- Education: Tufts University Case Western University
- Occupations: Activist, educator and attorney
- Employer(s): Fordham University School of Law New York University
- Organization(s): The Haitian Roundtable New York Women's Foundation
- Known for: co-founding The Haitian Roundtable
- Awards: Ellis Island Medal of Honor YWCA NYC Community Leadership Award Louis J. Lefkowitz Award

= Rosemonde Pierre-Louis =

Haitian-American activist

Rosemonde Alexandria Pierre-Louis is a Haitian-American activist, educator and attorney for women's and immigrant rights. She is co-founder of The Haitian Roundtable and has worked at Fordham University School of Law and New York University's McSilver Institute for Poverty Policy and Research.

== Career ==
Pierre-Louis is of Haitian descent. She studied a bachelor's degree in political science at Tufts University in Medford and Somerville, Massachusetts and a law degree at the Case Western University's School of Law in Cleveland, Ohio.
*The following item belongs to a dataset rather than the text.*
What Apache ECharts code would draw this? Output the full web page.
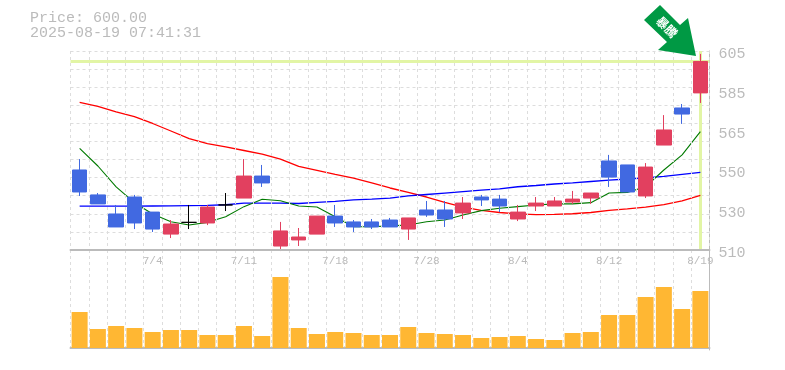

Pierre-Louis worked as an adjunct professor at Fordham University School of Law in Manhattan, New York, for six years from 1998 to 2005.

In 2010, after an earthquake hit Haiti, Pierre-Louis was appointed by Hillary Clinton as a United States representative at the United Nations Haiti Donor Pre-Conference in Martinique, West Indies.

In 2014, Pierre-Louis was director of general litigation at Harlem Legal Services. She was the senior adviser to the NYC Commission on Gender Equity (CGE) from 2014 to 2016.

In February 2017, Pierre-Louis was appointed as deputy director for administration and external affairs at New York University's McSilver Institute for Poverty Policy and Research. In 2022, she was promoted to executive director.

Pierre-Louise has also served as the vice-chair of the Board of Directors of the New York Women's Foundation in New York City and as co-chair of the African-American Task Force on Violence Against Women.